Solved – Leave One Out Cross Validation

cross-validationmachine learningregression

I tried to implement the Leave One Out Cross Validation (LOOCV) method to get me a best combination of 4 data points to train my model which is of the form:

Y= a + b X1 + c X2.

Where a, b and c are the coefficients based on regression. I have a set of 20 data points on the whole to train my model but I want to restrict my model to be trained from a set of 4 data points and be able to predict the other data points fairly well.

So I used the LOOCV method to achieve that by starting with 19 data points as my training set and the remaining 1 data point as my test set and calculating the error. Then I eliminated the data point (from both training and test data set) that resulted in the minimum error as this data point has been best predicted by the model. Then I kept on iterating until I came to 4 data points.

But the problem is, when I tried to add the data point that has been left out from each iteration and compute the Root Mean Square Error Value by applying the model to the whole set of data points at each iteration, I presume that it should have kind of an asymptotic shape when I plot the Root Mean Square Value Vs the No. of data points i.e. higher RMSE at lower no. of data points and converging to the lowest RMSE values at higher no. of data points. But this is the plot I'm getting for the data set.

enter image description here

I don't know why is the plot showing this type of a behavior. Also, Is it valid to use the Leave One Out Cross Validation method as I have used it?. Please, clarify.

Best Answer

After thinking a bit about your problem it is essentially coreset selection, i.e., finding a small subset (the coreset) of the training data such that the model trained on the subset is as close as possible to the model trained on the full dataset.
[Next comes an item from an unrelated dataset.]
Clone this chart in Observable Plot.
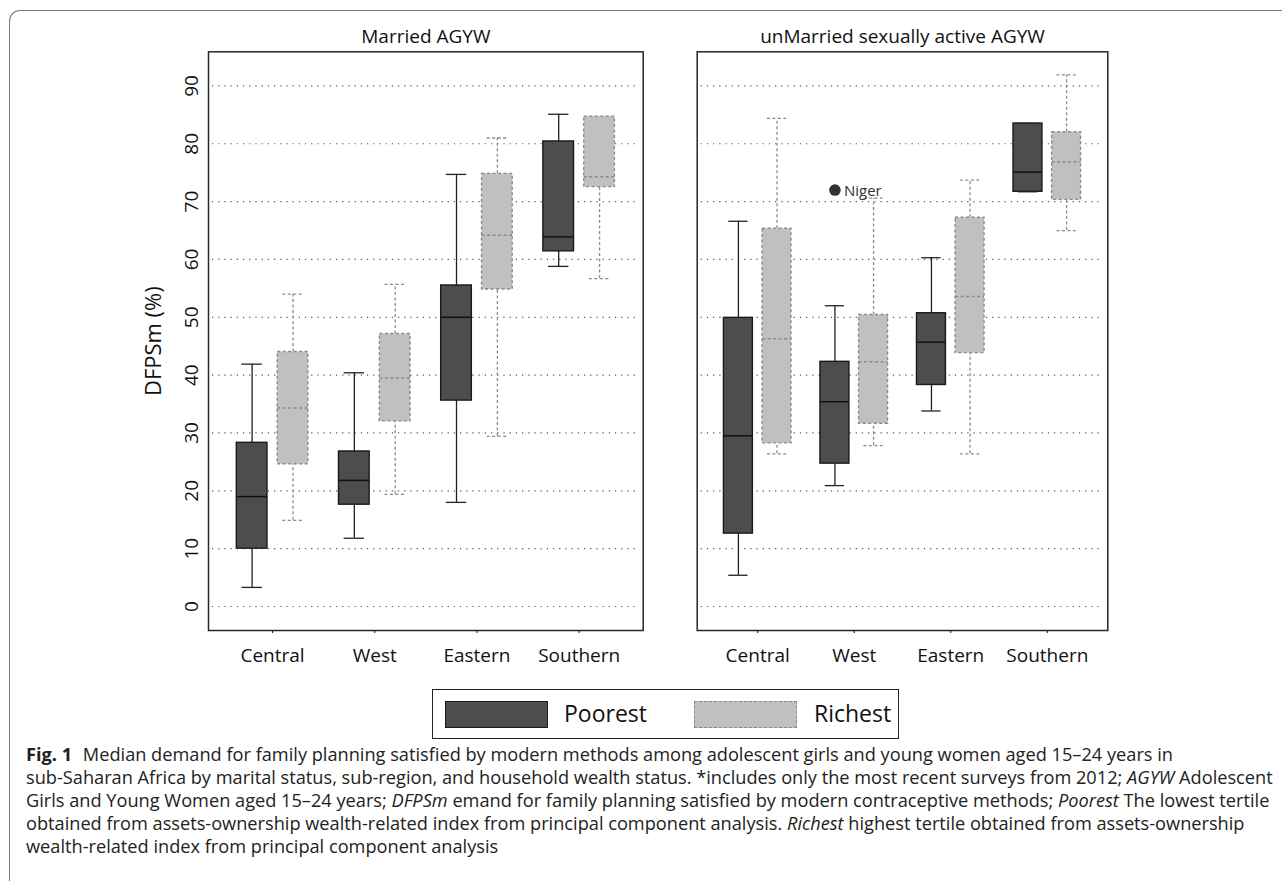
<!DOCTYPE html>
<html>
<head>
<meta charset="utf-8">
<script src="https://cdn.jsdelivr.net/npm/d3@7"></script>
<script src="https://cdn.jsdelivr.net/npm/@observablehq/plot@0.6"></script>
<style>
  html, body { margin: 0; padding: 0; background: #fff; }
  #root { position: relative; width: 1282px; height: 881px; overflow: hidden; font-family: "Open Sans", sans-serif; color: #111; }
  #frame { position: absolute; left: 9px; top: 10px; width: 1300px; height: 900px; border-top: 1.5px solid #7a7a7a; border-left: 1.5px solid #7a7a7a; border-top-left-radius: 11px; }
  #left { position: absolute; left: 0; top: 0; }
  #right { position: absolute; left: 660px; top: 0; }
  #legend { position: absolute; left: 432px; top: 689px; width: 467px; height: 50px; box-sizing: border-box; border: 1.5px solid #222; }
  #legend .sw { position: absolute; box-sizing: border-box; }
  #legend .lab { position: absolute; font-size: 23px; line-height: 26px; }
  #caption { position: absolute; left: 26px; top: 743px; font-size: 18.2px; line-height: 23px; color: #222; white-space: nowrap; }
  #caption b { font-weight: 700; margin-right: 6px; }
</style>
</head>
<body>
<div id="root">
  <div id="frame"></div>
  <div id="left"></div>
  <div id="right"></div>
  <div id="legend"></div>
  <div id="caption"></div>
</div>
<script>
// ---------- data ----------
const regions = ["Central", "West", "Eastern", "Southern"];
const wealthGroups = ["Poorest", "Richest"];
const panels = ["Married AGYW", "unMarried sexually active AGYW"];
const yTicks = [0, 10, 20, 30, 40, 50, 60, 70, 80, 90];
const yLabel = "DFPSm (%)";

// five-number summaries per region: [low whisker, Q1, median, Q3, high whisker]
const marriedPoorest = [
  [3.3, 10.0, 19.0, 28.3, 41.9],
  [11.8, 17.6, 21.8, 26.8, 40.4],
  [18.0, 35.6, 50.0, 55.5, 74.7],
  [58.8, 61.4, 63.9, 80.4, 85.1]
];
const marriedRichest = [
  [14.9, 24.6, 34.3, 44.0, 54.0],
  [19.4, 32.0, 39.5, 47.1, 55.7],
  [29.4, 54.8, 64.2, 74.8, 81.0],
  [56.7, 72.5, 74.3, 84.7, 84.7]
];
const unmarriedPoorest = [
  [5.4, 12.6, 29.5, 49.9, 66.6],
  [20.9, 24.7, 35.4, 42.3, 52.0],
  [33.8, 38.3, 45.7, 50.7, 60.3],
  [71.7, 71.7, 75.1, 83.5, 83.5]
];
const unmarriedRichest = [
  [26.4, 28.2, 46.3, 65.3, 84.4],
  [27.8, 31.6, 42.3, 50.4, 70.6],
  [26.4, 43.8, 53.6, 67.2, 73.7],
  [65.0, 70.3, 76.9, 82.0, 91.9]
];
const outliers = [
  {panel: "unMarried sexually active AGYW", region: "West", wealth: "Poorest", value: 72.0, label: "Niger"}
];

// ---------- table ----------
const summaries = {
  "Married AGYW": {Poorest: marriedPoorest, Richest: marriedRichest},
  "unMarried sexually active AGYW": {Poorest: unmarriedPoorest, Richest: unmarriedRichest}
};
const table = [];
for (const panel of panels) for (const wealth of wealthGroups) {
  summaries[panel][wealth].forEach((s, i) => {
    table.push({panel, wealth, region: regions[i], low: s[0], q1: s[1], median: s[2], q3: s[3], high: s[4]});
  });
}

// ---------- styles ----------
const wealthOffset = {Poorest: -0.2, Richest: 0.2};
const boxHalf = 0.15, capHalf = 0.1;
const wealthStyle = {
  Poorest: {fill: "#4d4d4d", stroke: "#1a1a1a", line: "#222", median: "#111", dash: null},
  Richest: {fill: "#c0c0c0", stroke: "#8a8a8a", line: "#8a8a8a", median: "#8a8a8a", dash: "3,2.5"}
};
const pos = d => regions.indexOf(d.region) + wealthOffset[d.wealth];

function panelPlot(panel, layout) {
  const rows = table.filter(d => d.panel === panel);
  const marks = [
    Plot.ruleY(yTicks, {stroke: "#555", strokeWidth: 1.2, strokeDasharray: "1.2,5", insetLeft: 4, insetRight: 4})
  ];
  for (const w of wealthGroups) {
    const s = wealthStyle[w];
    const data = rows.filter(d => d.wealth === w);
    const common = {stroke: s.line, strokeWidth: 1.3, strokeDasharray: s.dash};
    marks.push(
      Plot.ruleX(data, {x: pos, y1: "low", y2: "q1", ...common}),
      Plot.ruleX(data, {x: pos, y1: "q3", y2: "high", ...common}),
      Plot.ruleY(data, {y: "low", x1: d => pos(d) - capHalf, x2: d => pos(d) + capHalf, ...common}),
      Plot.ruleY(data, {y: "high", x1: d => pos(d) - capHalf, x2: d => pos(d) + capHalf, ...common}),
      Plot.rect(data, {x1: d => pos(d) - boxHalf, x2: d => pos(d) + boxHalf, y1: "q1", y2: "q3",
        fill: s.fill, stroke: s.stroke, strokeWidth: 1.4, strokeDasharray: s.dash}),
      Plot.ruleY(data, {y: "median", x1: d => pos(d) - boxHalf, x2: d => pos(d) + boxHalf,
        stroke: s.median, strokeWidth: 1.5, strokeDasharray: s.dash})
    );
  }
  const outs = outliers.filter(d => d.panel === panel);
  marks.push(
    Plot.dot(outs, {x: pos, y: "value", r: 5.8, fill: "#333", stroke: "none"}),
    Plot.text(outs, {x: pos, y: "value", text: "label", dx: 9, dy: 1, textAnchor: "start", fontSize: 15, fill: "#333"}),
    Plot.frame({stroke: "#262626", strokeWidth: 1.5}),
    Plot.text([panel], {frameAnchor: "top", textAnchor: "middle", dy: -22, fontSize: 19, fill: "#111"})
  );
  if (layout.yAxis) {
    marks.push(Plot.text([yLabel], {frameAnchor: "left", textAnchor: "middle", dx: -55, rotate: -90, fontSize: 22, fill: "#111"}));
  }
  return Plot.plot({
    width: layout.width,
    height: 680,
    marginLeft: layout.ml,
    marginRight: layout.mr,
    marginTop: 51.3,
    marginBottom: 50,
    style: {fontFamily: "Open Sans", fontSize: "19px", color: "#111", background: "transparent"},
    x: {type: "linear", domain: [-0.627, regions.length - 1 + 0.627], ticks: regions.map((r, i) => i),
        tickFormat: i => regions[i], tickSize: 3, tickPadding: 15, label: null},
    y: layout.yAxis
      ? {domain: [-4.15, 95.9], ticks: yTicks, tickSize: 0, tickRotate: -90, tickPadding: 11, label: null}
      : {domain: [-4.15, 95.9], axis: null},
    marks
  });
}

document.getElementById("left").appendChild(panelPlot(panels[0], {width: 660, ml: 208, mr: 17.3, yAxis: true}));
document.getElementById("right").appendChild(panelPlot(panels[1], {width: 622, ml: 36.7, mr: 174.7, yAxis: false}));

// ---------- legend ----------
const legend = document.getElementById("legend");
const swLeft = [12, 260.5], labLeft = [131, 381];
wealthGroups.forEach((w, k) => {
  const s = wealthStyle[w];
  const sw = document.createElement("div");
  sw.className = "sw";
  Object.assign(sw.style, {left: swLeft[k] + "px", top: "10.5px", width: "103px", height: "27px",
    background: s.fill, border: `1.3px ${s.dash ? "dashed" : "solid"} ${s.stroke}`});
  legend.appendChild(sw);
  const lab = document.createElement("div");
  lab.className = "lab";
  lab.textContent = w;
  Object.assign(lab.style, {left: labLeft[k] + "px", top: "10px"});
  legend.appendChild(lab);
});

// ---------- caption ----------
const captionLines = [
  '<b>Fig. 1</b> Median demand for family planning satisfied by modern methods among adolescent girls and young women aged 15–24 years in',
  'sub-Saharan Africa by marital status, sub-region, and household wealth status. *includes only the most recent surveys from 2012; <i>AGYW</i> Adolescent',
  'Girls and Young Women aged 15–24 years; <i>DFPSm</i> emand for family planning satisfied by modern contraceptive methods; <i>Poorest</i> The lowest tertile',
  'obtained from assets-ownership wealth-related index from principal component analysis. <i>Richest</i> highest tertile obtained from assets-ownership',
  'wealth-related index from principal component analysis'
];
document.getElementById("caption").innerHTML = captionLines.map(l => `<div>${l}</div>`).join("");
</script>
</body>
</html>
I'm not familiar with the area and it isn't a very easy term to google, but the paper Near-optimal Coresets For Least-Squares Regression (and the papers it references) is probably very relevant. It doesn't look like they directly solve the problem of finding the best $k$ points though. Instead their algorithm produces a coreset of size polynomially bounded in terms of a desired accuracy parameter and the rank of the data matrix. You might be able to massage their technique into want you want though by playing around with the bounds.

One thing I do want to mention is the idea of using some sort of CV procedure, like fitting a model for each $\binom{20}{4}$ split of your data and selecting the 4 points that results in a model with the minimum error on the remaining 16 points, as your search technique seems flawed. Notice that there is a sort of symmetry, as you could also view this procedure as picking the 16 points that are most easily predicted from 4, which almost certainly isn't what you really want. Essentially all such a procedure would be doing is searching for the split of your data that makes the problem easiest.